“Con le armi moderne, la guerra fa più paura”. Giorgio ai giovani racconta la San Miniato occupata foto

Testimone vivente, protagonista del MuMe

Giorgio Morelli ha 93 anni, ma racconta con lucidità e schiettezza cosa succedeva a San Miniato durante la Seconda Guerra Mondiale e l’occupazione tedesca. “Avevo 14 anni – dice -, ma già da tempo mi sentivo adulto perché dopo la scuola aiutavo nonno alla mesticheria oppure babbo che faceva il falegname”. Dopo l’armistizio del ’43 la guerra, fino ad allora combattuta lontano, diventa parte integrante del quotidiano di San Miniato. I tedeschi temono la popolazione ed i controlli sono rigidissimi, le persone si raccolgono in alcuni luoghi come il convento e la chiesa, più protetti in caso di bombardamenti.

“Una mattina chiamarono mio zio, che faceva l’interprete, perché traducesse a tutti coloro che erano rifugiati in San Domenico che rischiavano la fucilazione: avevano paura che tra le mura del convento ci fosse una radio clandestina. Avevano visto girare una stecca di Camel, chiaro segno di contatti con gli americani”. Per Giorgio, così come per tutti i sanminiatesi, furono mesi vissuti sempre sul filo del rasoio.

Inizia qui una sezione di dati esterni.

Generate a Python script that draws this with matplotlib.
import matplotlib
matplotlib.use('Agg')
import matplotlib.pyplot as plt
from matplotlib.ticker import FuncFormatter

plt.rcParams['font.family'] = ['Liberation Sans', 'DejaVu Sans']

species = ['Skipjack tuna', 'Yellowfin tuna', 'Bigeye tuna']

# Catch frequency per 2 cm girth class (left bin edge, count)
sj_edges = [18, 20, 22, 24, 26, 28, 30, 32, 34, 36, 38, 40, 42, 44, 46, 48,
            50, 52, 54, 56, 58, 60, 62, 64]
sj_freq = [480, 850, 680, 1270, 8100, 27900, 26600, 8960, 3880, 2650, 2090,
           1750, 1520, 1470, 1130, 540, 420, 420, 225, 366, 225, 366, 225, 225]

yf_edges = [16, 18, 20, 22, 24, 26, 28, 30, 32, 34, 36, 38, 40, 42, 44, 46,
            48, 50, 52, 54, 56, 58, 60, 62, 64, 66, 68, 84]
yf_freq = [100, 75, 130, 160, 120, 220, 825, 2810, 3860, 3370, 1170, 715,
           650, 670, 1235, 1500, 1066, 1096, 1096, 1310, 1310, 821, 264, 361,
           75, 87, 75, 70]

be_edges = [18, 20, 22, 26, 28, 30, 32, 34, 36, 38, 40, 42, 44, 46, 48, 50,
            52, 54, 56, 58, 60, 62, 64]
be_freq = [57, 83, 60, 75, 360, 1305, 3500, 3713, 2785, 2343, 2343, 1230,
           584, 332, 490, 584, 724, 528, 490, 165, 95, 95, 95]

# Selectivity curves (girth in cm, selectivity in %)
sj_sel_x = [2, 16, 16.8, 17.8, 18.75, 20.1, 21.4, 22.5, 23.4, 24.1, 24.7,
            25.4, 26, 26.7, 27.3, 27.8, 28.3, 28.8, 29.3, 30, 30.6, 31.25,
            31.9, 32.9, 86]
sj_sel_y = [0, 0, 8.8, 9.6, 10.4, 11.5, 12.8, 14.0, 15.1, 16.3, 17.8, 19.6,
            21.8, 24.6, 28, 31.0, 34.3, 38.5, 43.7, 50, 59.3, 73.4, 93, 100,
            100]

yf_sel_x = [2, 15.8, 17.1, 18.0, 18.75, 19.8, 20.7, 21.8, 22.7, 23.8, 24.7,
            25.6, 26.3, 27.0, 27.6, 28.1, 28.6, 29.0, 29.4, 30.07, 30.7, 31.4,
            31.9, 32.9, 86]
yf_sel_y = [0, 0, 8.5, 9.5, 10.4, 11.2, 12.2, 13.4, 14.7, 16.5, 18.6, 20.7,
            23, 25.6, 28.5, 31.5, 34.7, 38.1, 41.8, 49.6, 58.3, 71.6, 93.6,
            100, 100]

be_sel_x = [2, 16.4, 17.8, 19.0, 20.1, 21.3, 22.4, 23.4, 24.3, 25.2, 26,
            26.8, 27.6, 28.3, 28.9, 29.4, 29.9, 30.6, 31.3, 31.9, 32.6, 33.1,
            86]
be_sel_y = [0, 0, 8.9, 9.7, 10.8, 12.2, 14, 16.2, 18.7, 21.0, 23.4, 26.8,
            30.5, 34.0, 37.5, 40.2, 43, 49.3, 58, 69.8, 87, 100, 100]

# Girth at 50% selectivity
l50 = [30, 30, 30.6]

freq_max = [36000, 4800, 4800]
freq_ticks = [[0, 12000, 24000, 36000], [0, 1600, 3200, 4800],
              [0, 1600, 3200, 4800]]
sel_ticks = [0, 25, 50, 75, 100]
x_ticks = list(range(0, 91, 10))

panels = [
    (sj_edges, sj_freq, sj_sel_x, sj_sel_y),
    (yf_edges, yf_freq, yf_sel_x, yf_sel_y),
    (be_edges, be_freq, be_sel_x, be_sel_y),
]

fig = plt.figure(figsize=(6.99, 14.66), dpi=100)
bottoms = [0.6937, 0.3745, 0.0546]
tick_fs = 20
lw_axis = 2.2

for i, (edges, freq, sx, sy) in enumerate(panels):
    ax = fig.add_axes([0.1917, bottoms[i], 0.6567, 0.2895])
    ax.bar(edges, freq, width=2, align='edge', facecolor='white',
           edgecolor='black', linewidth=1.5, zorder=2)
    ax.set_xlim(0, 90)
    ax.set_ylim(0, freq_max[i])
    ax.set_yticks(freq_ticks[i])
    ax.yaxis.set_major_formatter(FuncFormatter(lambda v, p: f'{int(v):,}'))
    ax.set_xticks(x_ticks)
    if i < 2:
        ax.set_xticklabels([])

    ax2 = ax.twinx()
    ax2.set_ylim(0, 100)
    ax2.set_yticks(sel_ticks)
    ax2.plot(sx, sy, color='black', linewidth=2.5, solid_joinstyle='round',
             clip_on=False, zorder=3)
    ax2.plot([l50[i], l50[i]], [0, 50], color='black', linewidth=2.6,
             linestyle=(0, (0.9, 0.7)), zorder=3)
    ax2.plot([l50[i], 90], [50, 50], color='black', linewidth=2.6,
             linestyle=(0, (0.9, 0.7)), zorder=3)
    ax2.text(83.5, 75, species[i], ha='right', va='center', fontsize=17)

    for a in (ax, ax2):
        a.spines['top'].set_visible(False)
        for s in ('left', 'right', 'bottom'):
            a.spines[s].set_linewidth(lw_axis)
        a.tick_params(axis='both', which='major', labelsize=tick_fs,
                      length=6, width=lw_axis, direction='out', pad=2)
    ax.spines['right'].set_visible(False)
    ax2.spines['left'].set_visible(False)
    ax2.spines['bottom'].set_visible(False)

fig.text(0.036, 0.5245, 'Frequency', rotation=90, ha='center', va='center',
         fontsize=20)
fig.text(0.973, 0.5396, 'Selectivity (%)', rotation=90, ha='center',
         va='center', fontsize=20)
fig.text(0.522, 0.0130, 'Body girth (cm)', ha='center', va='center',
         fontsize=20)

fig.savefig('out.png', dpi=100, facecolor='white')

“Mio padre si nascose in campagna per evitare di finire nei campi di lavoro in Germania. Tutti i giorni gli portavo del cibo nascosto in una sportina. Un giorno i soldati tedeschi mi fermarono per la strada, sentirono il profumo del coniglio appena cucinato e con i mitra spianati mi accusarono di aiutare i partigiani. Ebbi fortuna. Ad un tratto arrivarono altri due militari urlando qualcosa, forse un’emergenza, e tutti li seguirono velocemente senza considerarmi. Mi misi a correre lontano battendo il record di corsa campestre. Ricordo che la sera andavamo spesso in cima alla Rocca per assistere ai bombardamenti alleati che miravano a far saltare i ponti sull’Arno”.

Giorgio ancora adesso non si tira indietro e al Museo della Memoria racconta la sua esperienza ai ragazzi che hanno oggi l’età che aveva lui all’epoca perché “è importante che si capisca cosa è successo perché fatti simili non si ripetano, il pericolo c’è sempre anzi con le armi moderne la preoccupazione è anche più grande”.

Per ringraziarlo del suo impegno per mantenere la memoria e per la sua grande capacità di coinvolgere i giovani, la cooperativa che gestisce il Museo della Memoria, ha consegnato a Giorgio Morelli una targa speciale, in occasione di uno dei tanti incontri con le classi inserito nel percorso “Testimoni di guerra“. Presenti il sindaco Simone Giglioli, l’assessore alla Cultura Loredano Arzilli, il consigliere con delega alla Memoria Michele Fiaschi, Giulia Cantoni per l’ufficio cultura del Comune, la classe terza E delle scuole medie di Ponte a Egola.